То интервью в 2006-м открыло мне совсем другого Горшкова. Внешне он всегда воспринимался абсолютно благополучным и бесконфликтным человеком, у которого нет и не может быть никаких проблем. А он вдруг начал рассказывать о периоде, когда неизлечимо заболела Мила. Требовались дорогостоящие лекарства, зарплаты хватало максимум на неделю, поэтому приходилось продавать всё, что можно было продать.
Помню, тогда спросила, не жалеет ли Александр о том, что слишком рано оставил спорт. Он признался, что сам уход был не слишком тяжёлым. Гораздо более сложным оказалось понимание, что, закончив карьеру, ты вынужден догонять всех тех своих сверстников, кто учился, получал профессию, завоёвывал определённые жизненные позиции, пока ты сам тренировался и карабкался на пьедестал. И что самое болезненное в такой ситуации — продолжать смотреть соревнования, не участвуя в них. Но и оставаться в спорте было уже невозможно.
«Мы с Милой уходили, потому что просто устали. Шесть раз выигрывали чемпионаты мира и столкнулись с непростой ситуацией. Пока ты идёшь к этому званию, соревнуешься с другими. А когда выиграл, начинаешь соревноваться только с собой. Приходится постоянно помнить, что сегодня ты должен быть лучше, чем вчера, чем год назад. В музыке, программах, состоянии, настрое. Потому что отступления никто не простит. Эти мысли страшно выматывают. Неизбежно наступает момент, когда понимаешь, что моральные и физические затраты попросту не стоят того результата, к которому идёшь», — откровенничал тогда Горшков.
Уход человека из жизни обычно заставляет задуматься о глобальности потери. В кругу журналистов было принято иронизировать, что на посту президента ФФККР Горшков — фигура номинальная. Мол, ничего не решает, да и ответ на все вопросы у него один: «Я не в курсе».
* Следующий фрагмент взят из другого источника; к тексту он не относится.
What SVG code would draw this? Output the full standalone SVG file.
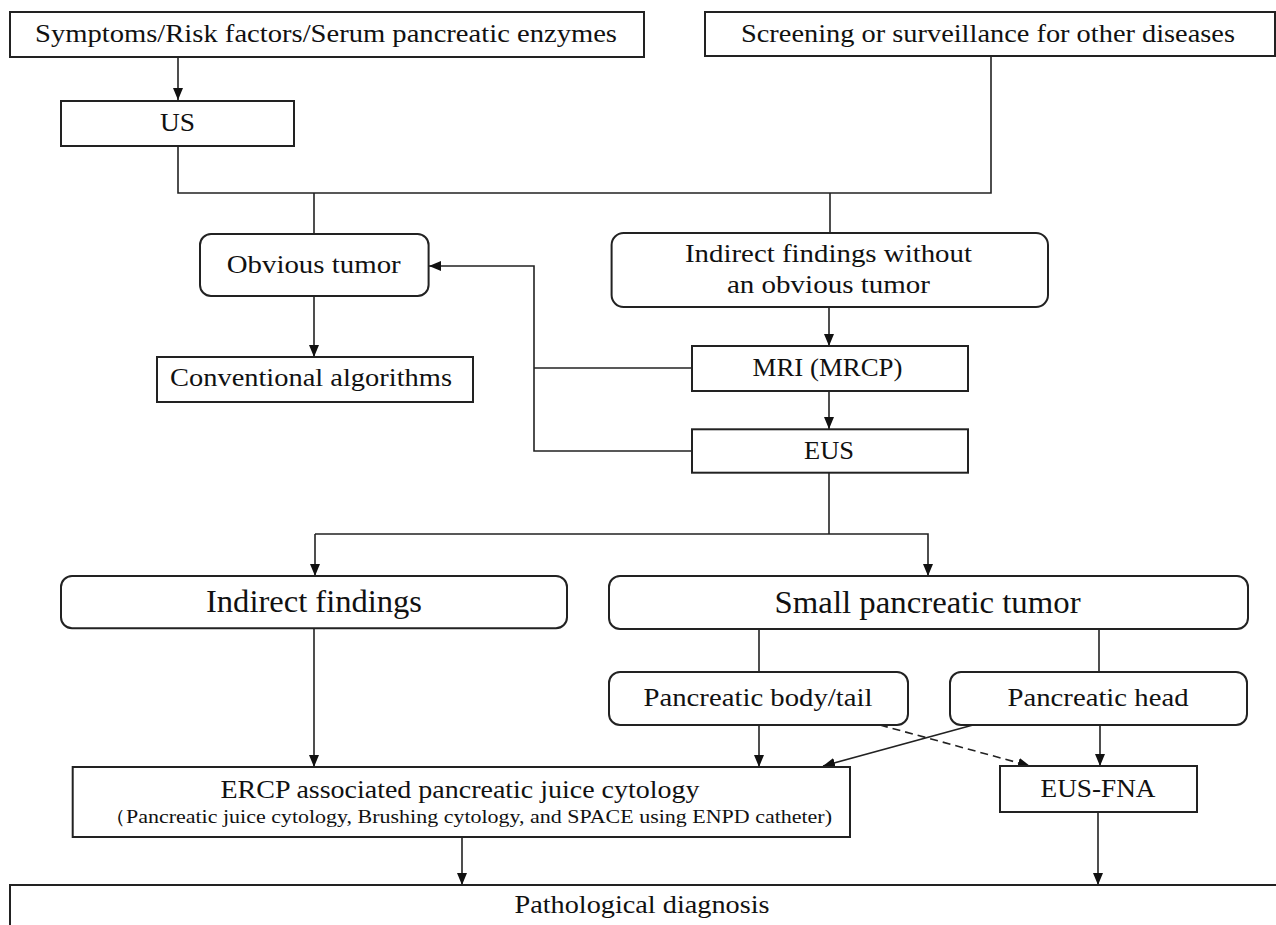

На самом деле в своём крайне непростом виде спорта, где постоянно бушуют какие-то страсти и интриги, порой переходящие в неприкрытую войну, Александр был очень мощным стабилизатором. Какие-то ситуации сознательно спускал на тормозах, дожидаясь, когда улягутся излишние эмоции, на что-то демонстративно не обращал внимания, в целом же являл собой островок абсолютного спокойствия даже там, где нервы у окружающих его людей были напряжены до предела.
Возможно, причиной столь всеобъемлющей мудрости было как раз то, что сам Горшков в своё время проходил и через тяжелейшие, несовместимые со спортом, с точки зрения врачей, травмы, и через дикую ревность к более молодым и зубастым соперникам, какими стали для него с Пахомовой под занавес карьеры Ирина Моисеева и Андрей Миненков, через всё то, что укладывается в избитую формулировку про огонь, воду и медные трубы.
Полагаю, что именно тот период привёл Горшкова к пониманию, которое вылилось в сказанную мне фразу: «Большинству из нас не свойственно относиться к сопернику с точки зрения его заслуг. Гораздо легче дать волю раздражению, неприязни, а это неизбежно трансформируется в какую-то зависть. Было ли нам обидно делиться популярностью с Андреем и Ирой? Конечно же, да. К счастью, я быстро понял, что обижаться на соперников глупо. И что искренне оценить достижения другого человека можно лишь в том случае, если ты сам уверен в себе».
Его мудрости, человечности, доброты, отзывчивости и понимания будет очень не хватать фигурному катанию. Сейчас это враз стало очевидным, и от этого особенно больно. Не случайно кто-то из коллег Горшкова однажды подметил: «От него постоянно исходит тепло, и из этой ауры не хочется выходить».
Это действительно было так. Но лично я всегда буду вспоминать Горшкова как человека, который, несмотря на все свои титулы и должности, никогда не сидел в VIP-ложе. Он всегда был рядом с тренерами и спортсменами, а когда начинались соревнования, находил какое-то укромное, «счастливое» место близ льда и по-детски суеверно не покидал его от первого и до последнего проката своих фигуристов.